Festejado em 1988 como a "Constituição Cidadã", o texto produzido pela Assembléia Nacional Constituinte pecou pelo excesso de detalhes, seja para garantir regras que caberiam a legislações ordinárias, seja pela fixação de princípios doutrinários. A opinião é do senador Francisco Dornelles (PP-RJ), à época presidente da Comissão de Tributação, Orçamento e Finanças da Assembléia Constituinte.
Em entrevista à Agência Brasil, o parlamentar recorda "lutas duras" vividas na comissão que tinha como relator o atual governador de São Paulo, José Serra (PSDB). Tamanha era a quantidade de pleitos represados por 20 anos de ditadura militar que temas como a estatização dos bancos e a proibição de negociações com organismos internacionais foram motivo de acirrados embates entre os constituintes da comissão.
Nenhum desses, entretanto, tornou-se mais emblemático do que o estabelecimento de uma taxa máxima de juros de 12% ao ano. Mesmo derrubada na Comissão de Tributação, Orçamento e Finanças, a matéria foi aprovada em Plenário, graças a uma emenda apresentada pelos defensores da taxação. Como nunca foi regulamentado, o tabelamento dos juros acabou caindo, em conseqüência de decisões tomadas pelos ministros do Supremo Tribunal Federal (STF).
Outra batalha travada na comissão, recorda Dornelles, foi a descentralização dos recursos da União, capitalizando os cofres dos estados e municípios. "Eles [estados e municípios] ganharam o Imposto sobre Serviços [ISS], tiveram uma participação maior no Imposto sobre Circulação de Mercadorias e Serviços [ICMS] e aumento do Fundo de Participação dos Municípios [FPM]", disse o parlamentar.
Essa partilha ficou prejudicada quando, no capítulo que tratou da Previdência Social, foi criada a figura tributária da contribuição, o que permitiu ao governo não repassar aos estados e municípios os recursos oriundos dessas arrecadações. A obrigatoriedade de partilha dos recursos da União com estados e municípios resume-se aos impostos.

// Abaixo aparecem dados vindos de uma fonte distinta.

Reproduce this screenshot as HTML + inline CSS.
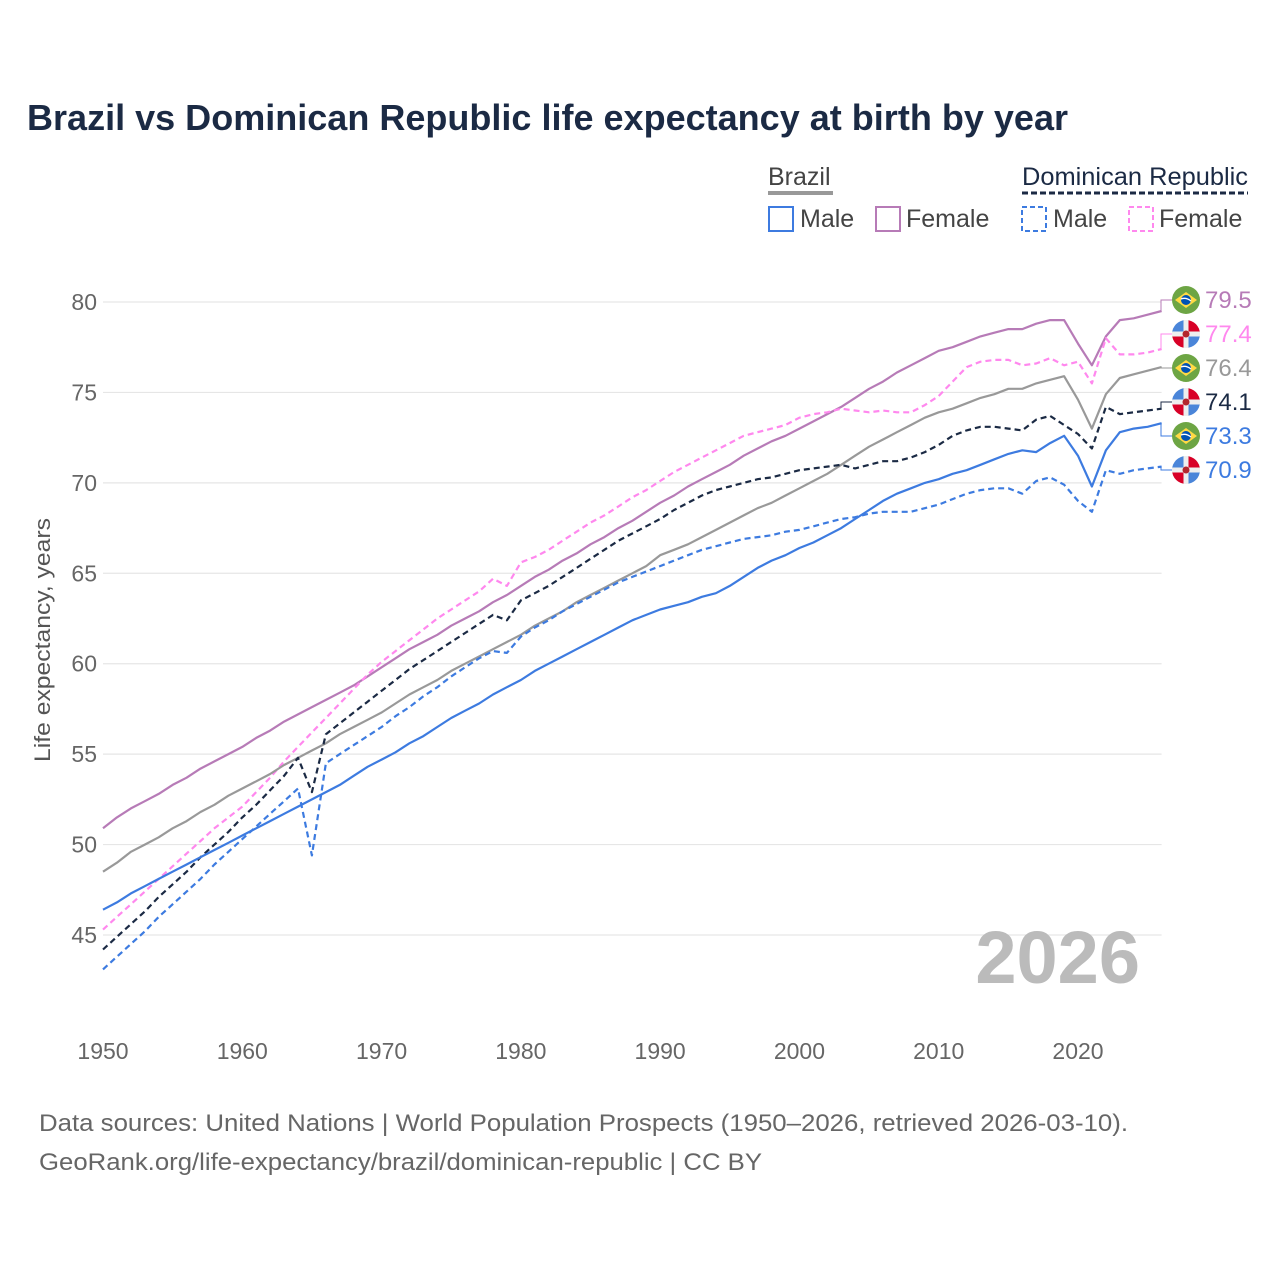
<!DOCTYPE html>
<html><head><meta charset="utf-8"><style>
body{margin:0;background:#fff;font-family:"Liberation Sans",sans-serif}
svg text{font-family:"Liberation Sans",sans-serif}
</style></head><body>
<svg id="chart" width="1280" height="1280" viewBox="0 0 1280 1280" xmlns="http://www.w3.org/2000/svg">
<rect width="1280" height="1280" fill="#fff"/>
<text x="27" y="130" font-size="36" font-weight="bold" fill="#1b2a44" textLength="1041" lengthAdjust="spacingAndGlyphs">Brazil vs Dominican Republic life expectancy at birth by year</text>
<g font-size="25">
 <text x="768" y="185" fill="#444">Brazil</text>
 <line x1="768" y1="193" x2="833" y2="193" stroke="#999" stroke-width="4"/>
 <text x="1022" y="185" fill="#1b2a44" textLength="226" lengthAdjust="spacingAndGlyphs">Dominican Republic</text>
 <line x1="1022" y1="193" x2="1248" y2="193" stroke="#1b2a44" stroke-width="3" stroke-dasharray="6 3"/>
 <g><rect x="769" y="207" width="24" height="24" fill="none" stroke="#3d7be0" stroke-width="2"/><text x="800" y="227" fill="#444">Male</text></g>
 <g><rect x="876" y="207" width="24" height="24" fill="none" stroke="#b77bb7" stroke-width="2"/><text x="906" y="227" fill="#444">Female</text></g>
 <g><rect x="1022" y="207" width="24" height="24" fill="none" stroke="#3d7be0" stroke-width="2" stroke-dasharray="5 3"/><text x="1053" y="227" fill="#444">Male</text></g>
 <g><rect x="1129" y="207" width="24" height="24" fill="none" stroke="#ff88ee" stroke-width="2" stroke-dasharray="5 3"/><text x="1159" y="227" fill="#444">Female</text></g>
</g>
<g id="grid"></g>
<g id="axes"></g>
<text x="1140" y="983" font-size="74" font-weight="bold" fill="#bbb" text-anchor="end">2026</text>
<text transform="translate(50,640) rotate(-90)" font-size="22" fill="#555" text-anchor="middle" textLength="244" lengthAdjust="spacingAndGlyphs">Life expectancy, years</text>
<g id="series"></g>
<g id="labels"></g>
<text x="39" y="1131" font-size="24" fill="#666" textLength="1089" lengthAdjust="spacingAndGlyphs">Data sources: United Nations | World Population Prospects (1950–2026, retrieved 2026-03-10).</text>
<text x="39" y="1170" font-size="24" fill="#666" textLength="723" lengthAdjust="spacingAndGlyphs">GeoRank.org/life-expectancy/brazil/dominican-republic | CC BY</text>
</svg>
<script>
const startYear = 1950;
const yTicks = [45,50,55,60,65,70,75,80];
const xTicks = [1950,1960,1970,1980,1990,2000,2010,2020];
const brazilFemale = [50.9,51.5,52.0,52.4,52.8,53.3,53.7,54.2,54.6,55.0,55.4,55.9,56.3,56.8,57.2,57.6,58.0,58.4,58.8,59.3,59.8,60.3,60.8,61.2,61.6,62.1,62.5,62.9,63.4,63.8,64.3,64.8,65.2,65.7,66.1,66.6,67.0,67.5,67.9,68.4,68.9,69.3,69.8,70.2,70.6,71.0,71.5,71.9,72.3,72.6,73.0,73.4,73.8,74.2,74.7,75.2,75.6,76.1,76.5,76.9,77.3,77.5,77.8,78.1,78.3,78.5,78.5,78.8,79.0,79.0,77.7,76.5,78.1,79.0,79.1,79.3,79.5];
const brazilTotal = [48.5,49.0,49.6,50.0,50.4,50.9,51.3,51.8,52.2,52.7,53.1,53.5,53.9,54.4,54.8,55.2,55.6,56.1,56.5,56.9,57.3,57.8,58.3,58.7,59.1,59.6,60.0,60.4,60.8,61.2,61.6,62.1,62.5,62.9,63.4,63.8,64.2,64.6,65.0,65.4,66.0,66.3,66.6,67.0,67.4,67.8,68.2,68.6,68.9,69.3,69.7,70.1,70.5,71.0,71.5,72.0,72.4,72.8,73.2,73.6,73.9,74.1,74.4,74.7,74.9,75.2,75.2,75.5,75.7,75.9,74.6,73.0,74.9,75.8,76.0,76.2,76.4];
const brazilMale = [46.4,46.8,47.3,47.7,48.1,48.5,48.9,49.3,49.7,50.1,50.5,50.9,51.3,51.7,52.1,52.5,52.9,53.3,53.8,54.3,54.7,55.1,55.6,56.0,56.5,57.0,57.4,57.8,58.3,58.7,59.1,59.6,60.0,60.4,60.8,61.2,61.6,62.0,62.4,62.7,63.0,63.2,63.4,63.7,63.9,64.3,64.8,65.3,65.7,66.0,66.4,66.7,67.1,67.5,68.0,68.5,69.0,69.4,69.7,70.0,70.2,70.5,70.7,71.0,71.3,71.6,71.8,71.7,72.2,72.6,71.5,69.8,71.8,72.8,73.0,73.1,73.3];
const drFemale = [45.3,46.0,46.7,47.4,48.1,48.8,49.5,50.2,50.9,51.5,52.1,52.9,53.7,54.6,55.4,56.2,57.0,57.8,58.6,59.4,60.1,60.7,61.3,61.9,62.5,63.0,63.5,64.0,64.7,64.3,65.6,65.9,66.3,66.8,67.3,67.8,68.2,68.7,69.2,69.6,70.1,70.6,71.0,71.4,71.8,72.2,72.6,72.8,73.0,73.2,73.6,73.8,73.9,74.1,74.0,73.9,74.0,73.9,73.9,74.3,74.8,75.6,76.4,76.7,76.8,76.8,76.5,76.6,76.9,76.5,76.7,75.5,78.0,77.1,77.1,77.2,77.4];
const drTotal = [44.2,44.9,45.6,46.3,47.1,47.8,48.5,49.3,50.0,50.7,51.5,52.2,53.0,53.8,54.8,52.9,56.1,56.7,57.3,57.9,58.5,59.1,59.7,60.2,60.7,61.2,61.7,62.2,62.7,62.4,63.5,63.9,64.3,64.8,65.3,65.8,66.3,66.8,67.2,67.6,68.0,68.5,68.9,69.3,69.6,69.8,70.0,70.2,70.3,70.5,70.7,70.8,70.9,71.0,70.8,71.0,71.2,71.2,71.4,71.7,72.1,72.6,72.9,73.1,73.1,73.0,72.9,73.5,73.7,73.2,72.7,71.9,74.2,73.8,73.9,74.0,74.1];
const drMale = [43.1,43.8,44.5,45.2,46.0,46.7,47.4,48.1,48.9,49.6,50.3,51.0,51.7,52.4,53.1,49.4,54.5,55.0,55.5,56.0,56.5,57.1,57.6,58.2,58.7,59.3,59.8,60.3,60.7,60.6,61.5,62.0,62.4,62.9,63.3,63.7,64.1,64.5,64.8,65.1,65.4,65.7,66.0,66.3,66.5,66.7,66.9,67.0,67.1,67.3,67.4,67.6,67.8,68.0,68.1,68.3,68.4,68.4,68.4,68.6,68.8,69.1,69.4,69.6,69.7,69.7,69.4,70.1,70.3,69.9,69.0,68.4,70.7,70.5,70.7,70.8,70.9];

const NS='http://www.w3.org/2000/svg';
const X0=103, X1=1161.6, Y80=302, Y45=935;
const xs = y => X0 + (y-1950)*(1078-103)/70;
const ys = v => Y80 + (80-v)*(Y45-Y80)/35;
function mk(tag, parent){const e=document.createElementNS(NS,tag);parent.appendChild(e);return e;}

const grid=document.getElementById('grid'), axes=document.getElementById('axes');
yTicks.forEach(t=>{
  const l=mk('line',grid);
  
  
  l.setAttribute('x1',X0);l.setAttribute('x2',X1);l.setAttribute('y1',ys(t));l.setAttribute('y2',ys(t));
  l.setAttribute('stroke','#e6e6e6');l.setAttribute('stroke-width','1.2');
  const tx=mk('text',axes);
  
  
  tx.setAttribute('x',97);tx.setAttribute('y',ys(t)+8);tx.setAttribute('text-anchor','end');
  tx.setAttribute('font-size','23');tx.setAttribute('fill','#666');tx.textContent=t;
});
xTicks.forEach(t=>{
  const tx=mk('text',axes);
  
  
  tx.setAttribute('x',xs(t));tx.setAttribute('y',1059);tx.setAttribute('text-anchor','middle');
  tx.setAttribute('font-size','23');tx.setAttribute('fill','#666');tx.textContent=t;
});

const seriesG=document.getElementById('series'), labelsG=document.getElementById('labels');
const defs=[
 {name:'brazil-female',data:brazilFemale,color:'#b77bb7',dash:null,flag:'br',ly:300},
 {name:'dr-female',data:drFemale,color:'#ff88ee',dash:'6 4',flag:'dr',ly:334},
 {name:'brazil-total',data:brazilTotal,color:'#999999',dash:null,flag:'br',ly:368},
 {name:'dr-total',data:drTotal,color:'#1b2a44',dash:'6 4',flag:'dr',ly:402},
 {name:'brazil-male',data:brazilMale,color:'#3d7be0',dash:null,flag:'br',ly:436},
 {name:'dr-male',data:drMale,color:'#3d7be0',dash:'6 4',flag:'dr',ly:470}
];
function flag(kind,cx,cy){
  const g=mk('g',labelsG);
  
  
  const r=14;
  if(kind==='br'){
    const c=mk('circle',g);c.setAttribute('cx',cx);c.setAttribute('cy',cy);c.setAttribute('r',r);c.setAttribute('fill','#6da544');
    const d=mk('polygon',g);d.setAttribute('points',`${cx-11},${cy} ${cx},${cy-8} ${cx+11},${cy} ${cx},${cy+8}`);d.setAttribute('fill','#ffda44');
    const b=mk('circle',g);b.setAttribute('cx',cx);b.setAttribute('cy',cy);b.setAttribute('r',5);b.setAttribute('fill','#0052b4');
    const s=mk('path',g);s.setAttribute('d',`M${cx-5},${cy-1} Q${cx},${cy-3} ${cx+5},${cy+1}`);s.setAttribute('stroke','#fff');s.setAttribute('stroke-width','1.3');s.setAttribute('fill','none');
  } else {
    const q=[['#4a85d9',-1,-1],['#d80027',1,-1],['#d80027',-1,1],['#4a85d9',1,1]];
    q.forEach(([col,sx,sy])=>{
      const p=mk('path',g);
      p.setAttribute('d',`M${cx},${cy} L${cx+sx*r},${cy} A${r},${r} 0 0 ${sx*sy>0?1:0} ${cx},${cy+sy*r} Z`);
      p.setAttribute('fill',col);
    });
    const h=mk('rect',g);h.setAttribute('x',cx-r);h.setAttribute('y',cy-2.5);h.setAttribute('width',2*r);h.setAttribute('height',5);h.setAttribute('fill','#eee');
    const v=mk('rect',g);v.setAttribute('x',cx-2.5);v.setAttribute('y',cy-r);v.setAttribute('width',5);v.setAttribute('height',2*r);v.setAttribute('fill','#eee');
    const c=mk('circle',g);c.setAttribute('cx',cx);c.setAttribute('cy',cy);c.setAttribute('r',3.5);c.setAttribute('fill','#b3262e');
  }
}
defs.forEach(s=>{
  const p=mk('path',seriesG);
  
  
  p.setAttribute('d',s.data.map((v,i)=>(i?'L':'M')+xs(startYear+i).toFixed(1)+','+ys(v).toFixed(1)).join(''));
  p.setAttribute('fill','none');p.setAttribute('stroke',s.color);p.setAttribute('stroke-width','2.2');
  p.setAttribute('stroke-linejoin','round');
  if(s.dash)p.setAttribute('stroke-dasharray',s.dash);
  const last=s.data[s.data.length-1];
  const ex=xs(startYear+s.data.length-1), ey=ys(last);
  const c=mk('path',labelsG);
  
  
  c.setAttribute('d',`M${ex},${ey} L1161,${ey} L1161,${s.ly} L1172,${s.ly}`);
  c.setAttribute('stroke',s.color);c.setAttribute('fill','none');c.setAttribute('stroke-width','1');
  flag(s.flag,1186,s.ly);
  const t=mk('text',labelsG);
  
  
  t.setAttribute('x',1205);t.setAttribute('y',s.ly+8);t.setAttribute('font-size','24');t.setAttribute('fill',s.color);
  t.textContent=last.toFixed(1);
});
</script>
</body></html>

Dornelles recorda que, quando a Constituinte foi instalada, em 1987, havia um sentimento entre os parlamentares de renovação completa da Carta Magna. "Partiu-se do pressuposto que tudo o que havia sido feito estava errado. A Constituição de 1967 tinha que ser ignorada, bem como as modificações de 1969", disse o senador.
Outro equívoco dos constituintes, segundo Dornelles, foi a construção de um texto que aumentou a atuação do Estado e restringiu a participação do setor privado no campo econômico. Anos depois, algumas dessas "distorções" foram corrigidas, ressalta o parlamentar.
Entre as correções já feitas, Francisco Dornelles cita o fim do monopólio em setores como petróleo, comunicações, energia e transportes. "Hoje, vamos admitir, ela [Constituição] é detalhista, mas, entre os detalhes que absorveu, os mais graves foram corrigidos e, por isso, é uma Carta com a qual se pode conviver".